Adams has said he composed the score "on a Casio keyboard, bought at Macy's" while on retreat at the Djerassi Foundation ranch in 1983. It's a 50-minute postmodern Pastoral Symphony in two movements, describing a winter landscape enshrouded in mists, curtained in rains, buffeted with winds, but often shimmering and almost unmoving. He called it "Light over Water." The second movement begins with slow trills, drawn out to heavenly length, punctuated with a two-note motto that put me in mind of the "nightingale and cuckoo" coda in Beethoven's Pastoral Symphony .

The choreography has a prismatic, crystalline clarity slightly belied by the dancers. Because her idiom is unique, Childs has not been able to attract dancers of the first caliber technically.
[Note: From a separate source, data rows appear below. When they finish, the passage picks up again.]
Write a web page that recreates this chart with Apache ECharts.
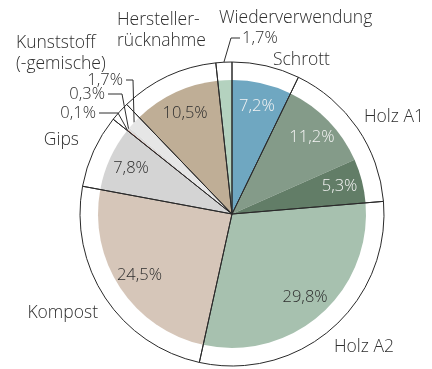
<!DOCTYPE html>
<html>
<head>
<meta charset="utf-8">
<script src="https://cdn.jsdelivr.net/npm/echarts@6/dist/echarts.min.js"></script>
<style>
  html, body { margin: 0; padding: 0; background: #fff; }
  #chart { width: 432px; height: 369px; }
</style>
</head>
<body>
<div id="chart"></div>
<script>
// Shares of each recovery path in percent, clockwise from 12 o'clock
const shareValues = [7.2, 11.2, 5.3, 29.8, 24.5, 7.8, 0.1, 0.3, 1.7, 10.5, 1.7];
// Group (index into groupNames) each share belongs to
const shareGroups = [0, 1, 1, 2, 3, 4, 5, 5, 5, 6, 7];
const groupNames = ['Schrott', 'Holz A1', 'Holz A2', 'Kompost', 'Gips',
  'Kunststoff\n(-gemische)', 'Hersteller-\nrücknahme', 'Wiederverwendung'];

// ---- styling & layout ----
const shareColors = ['#6fa7c1', '#849b89', '#627d67', '#a7c1af', '#d6c6b9', '#d4d4d4',
  '#c5533b', '#dcdcdc', '#e6e6e6', '#bfae96', '#b4d2bf'];
const lightText = [0, 1, 2];            // shares whose value sits on a dark fill
const insideValue = [0, 1, 2, 3, 4, 5, 9];
const FONT = 'Open Sans';
const INK = '#2e2e2e';
const CENTER = [232, 214];
const R_OUTER = 152;
const R_INNER = 134;

// group name anchors: [x, y, align]
const groupLabelPos = [
  [273, 60, 'left'],
  [364, 117, 'left'],
  [334, 347, 'left'],
  [98, 313, 'right'],
  [79, 140, 'right'],
  [16, 54, 'left'],
  [117, 31, 'left'],
  [219, 18, 'left']
];
// callouts for thin slices: dataIndex -> [line end x, elbow x, y]
const callouts = {
  6: [99, 118, 113],
  7: [108, 122, 94],
  8: [126, 133, 80],
  10: [240, 231, 38]
};

const fmtPct = v => v.toFixed(1).replace('.', ',') + '%';

// group totals summed from the shares
const groupValues = groupNames.map((_, g) =>
  shareValues.reduce((s, v, i) => s + (shareGroups[i] === g ? v : 0), 0));

function calloutLayout(p) {
  const c = callouts[p.dataIndex];
  if (!c || !p.labelLinePoints) return {};
  const [lineX, elbowX, y] = c;
  const start = p.labelLinePoints[0];
  const textLeft = elbowX > lineX;
  return {
    x: textLeft ? lineX - 3 : lineX + 2,
    y: y,
    align: textLeft ? 'right' : 'left',
    verticalAlign: 'middle',
    labelLinePoints: [start, [elbowX, y], [lineX, y]]
  };
}

const chart = echarts.init(document.getElementById('chart'), null, { renderer: 'canvas' });

const valueText = { fontFamily: FONT, fontWeight: 300, fontSize: 16.5, color: INK };
const nameText = { fontFamily: FONT, fontWeight: 300, fontSize: 17.5, color: INK };

chart.setOption({
  animation: false,
  backgroundColor: '#ffffff',
  series: [
    {
      // coloured shares
      name: 'shares',
      type: 'pie',
      center: CENTER,
      radius: [0, R_INNER],
      startAngle: 90,
      clockwise: true,
      avoidLabelOverlap: false,
      silent: true,
      z: 1,
      data: shareValues.map((v, i) => ({
        value: v,
        name: groupNames[shareGroups[i]] + ' ' + i,
        itemStyle: { color: shareColors[i] },
        label: { show: i >= 6 && i <= 8 },
        labelLine: { show: i >= 6 && i <= 8 }
      })),
      itemStyle: { borderWidth: 0 },
      label: Object.assign({ position: 'outside', formatter: p => fmtPct(p.value) }, valueText),
      labelLine: { length: 10, length2: 10, lineStyle: { color: INK, width: 1 } },
      labelLayout: calloutLayout
    },
    {
      // value labels for the shares
      name: 'shareValues',
      type: 'pie',
      center: CENTER,
      radius: [64, R_OUTER],
      startAngle: 90,
      clockwise: true,
      avoidLabelOverlap: false,
      silent: true,
      z: 4,
      data: shareValues.map((v, i) => ({
        value: v,
        name: 'v' + i,
        label: {
          show: insideValue.includes(i) || i === 10,
          position: i === 10 ? 'outside' : 'inside',
          color: lightText.includes(i) ? '#f4f4f4' : INK
        },
        labelLine: { show: i === 10 }
      })),
      itemStyle: { color: 'rgba(0,0,0,0)', borderWidth: 0 },
      label: Object.assign({ formatter: p => fmtPct(p.value) }, valueText),
      labelLine: { length: 10, length2: 10, lineStyle: { color: INK, width: 1 } },
      labelLayout: calloutLayout
    },
    {
      // group outlines with names
      name: 'groups',
      type: 'pie',
      center: CENTER,
      radius: [0, R_OUTER],
      startAngle: 90,
      clockwise: true,
      avoidLabelOverlap: false,
      silent: true,
      z: 3,
      data: groupValues.map((v, g) => ({ value: v, name: groupNames[g] })),
      itemStyle: { color: 'rgba(0,0,0,0)', borderColor: '#2a2a2a', borderWidth: 1 },
      label: Object.assign({ position: 'outside', formatter: '{b}', lineHeight: 21 }, nameText),
      labelLine: { show: false },
      labelLayout: p => {
        const [x, y, align] = groupLabelPos[p.dataIndex];
        return { x: x, y: y, align: align, verticalAlign: 'middle' };
      }
    }
  ]
});
</script>
</body>
</html>
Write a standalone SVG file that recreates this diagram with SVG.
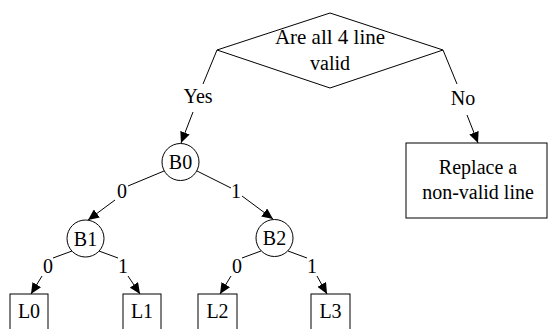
<svg xmlns="http://www.w3.org/2000/svg" width="548" height="329" viewBox="0 0 548 329">
<style>
text{font-family:'Liberation Serif','Times New Roman',serif;font-size:20px;fill:#000;text-anchor:middle}
.s{fill:#fff;stroke:#000;stroke-width:1}
.e{stroke:#000;stroke-width:1;fill:none}
</style>
<defs>
<marker id="a" markerWidth="12" markerHeight="10" refX="11" refY="5" orient="auto" markerUnits="userSpaceOnUse">
<path d="M0,0 L11,5 L0,10 Z" fill="#000"/>
</marker>
</defs>
<rect width="548" height="329" fill="#fff"/>
<g id="connectors">
<line class="e" x1="217" y1="50" x2="203" y2="84"/>
<line class="e" x1="193" y1="112" x2="181" y2="143" marker-end="url(#a)"/>
<line class="e" x1="443" y1="50" x2="457" y2="84"/>
<line class="e" x1="467" y1="115" x2="478" y2="143" marker-end="url(#a)"/>
<line class="e" x1="164" y1="171" x2="128" y2="186"/>
<line class="e" x1="115" y1="200" x2="88" y2="220" marker-end="url(#a)"/>
<line class="e" x1="197" y1="171" x2="231" y2="188"/>
<line class="e" x1="242" y1="196" x2="273" y2="219" marker-end="url(#a)"/>
<line class="e" x1="72" y1="251" x2="53" y2="258"/>
<line class="e" x1="42" y1="276" x2="31" y2="294" marker-end="url(#a)"/>
<line class="e" x1="99" y1="251" x2="118" y2="258"/>
<line class="e" x1="128" y1="276" x2="140" y2="294" marker-end="url(#a)"/>
<line class="e" x1="261" y1="251" x2="242" y2="258"/>
<line class="e" x1="231" y1="276" x2="220" y2="294" marker-end="url(#a)"/>
<line class="e" x1="288" y1="251" x2="307" y2="258"/>
<line class="e" x1="317" y1="276" x2="327" y2="294" marker-end="url(#a)"/>
<text x="198" y="103">Yes</text>
<text x="463" y="105">No</text>
<text x="122" y="198">0</text>
<text x="236" y="198">1</text>
<text x="48" y="273">0</text>
<text x="123" y="273">1</text>
<text x="237" y="273">0</text>
<text x="312" y="273">1</text>
</g>
<g id="decision">
<polygon class="s" points="330,13 443,50 330,88 217,50"/>
<text x="330" y="44" style="font-size:21px">Are all 4 line</text>
<text x="330" y="70">valid</text>
</g>
<g id="replace">
<rect class="s" x="406" y="143" width="141" height="75"/>
<text x="478" y="174">Replace a</text>
<text x="478" y="199">non-valid line</text>
</g>
<g id="B0"><circle class="s" cx="180.5" cy="162" r="18.5"/><text x="180.5" y="169">B0</text></g>
<g id="B1"><circle class="s" cx="85.5" cy="238.5" r="18.5"/><text x="85.5" y="245.5">B1</text></g>
<g id="B2"><circle class="s" cx="274.5" cy="238" r="18.5"/><text x="274.5" y="245">B2</text></g>
<g id="L0"><rect class="s" x="10" y="294" width="38" height="40"/><text x="29" y="318">L0</text></g>
<g id="L1"><rect class="s" x="123" y="294" width="38" height="40"/><text x="142" y="318">L1</text></g>
<g id="L2"><rect class="s" x="198" y="294" width="39" height="40"/><text x="217.5" y="318">L2</text></g>
<g id="L3"><rect class="s" x="311" y="294" width="39" height="40"/><text x="330.5" y="318">L3</text></g>
</svg>
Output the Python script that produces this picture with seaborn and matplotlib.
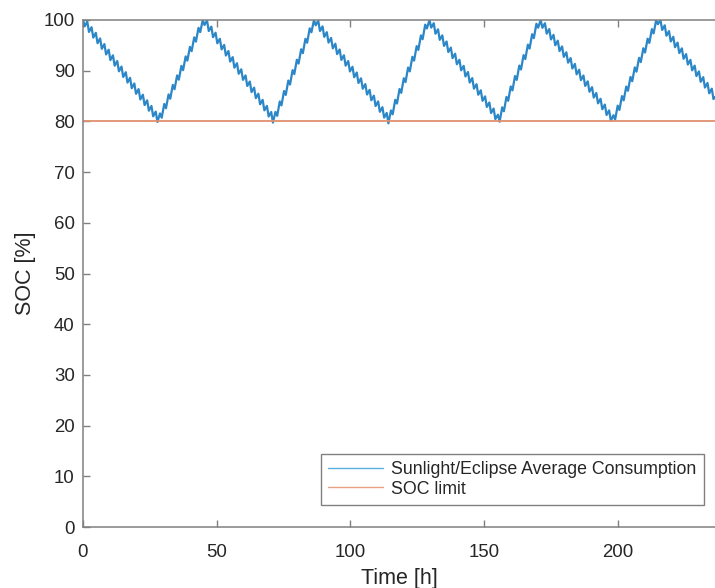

There were weak ankles, unstretched knees, hunched shoulders pockmarking the unison, a problem in a piece of such austerity, where the steps recur over and over, and costumes reveal every flaw. It was originally danced in jumpsuits, which billowed out on the turns, danced with a life of their own. The dancers need to move like a flock of birds. Though some danced better than others, the lack of precision made for raggedness. This was not a fatal flaw, since the choreography itself is beautiful, and the idiom, which uses archaic positions (arms in Cecchetti-first position, the fingertips brushing the sides of the thighs, feet in Charlie Chaplin stance), is so difficult to master, one has to be grateful there are dancers willing to commit to it.

It was wonderful to see this. The culture may be changing very fast now. None of us can afford to ignore the economic difficulties of life, a luxury the postmodern dancers could indulge. "We didn't need money," Remy Charlip once told me. "We didn't have to pay rent, and food you could scrounge." Their aesthetic depended on that.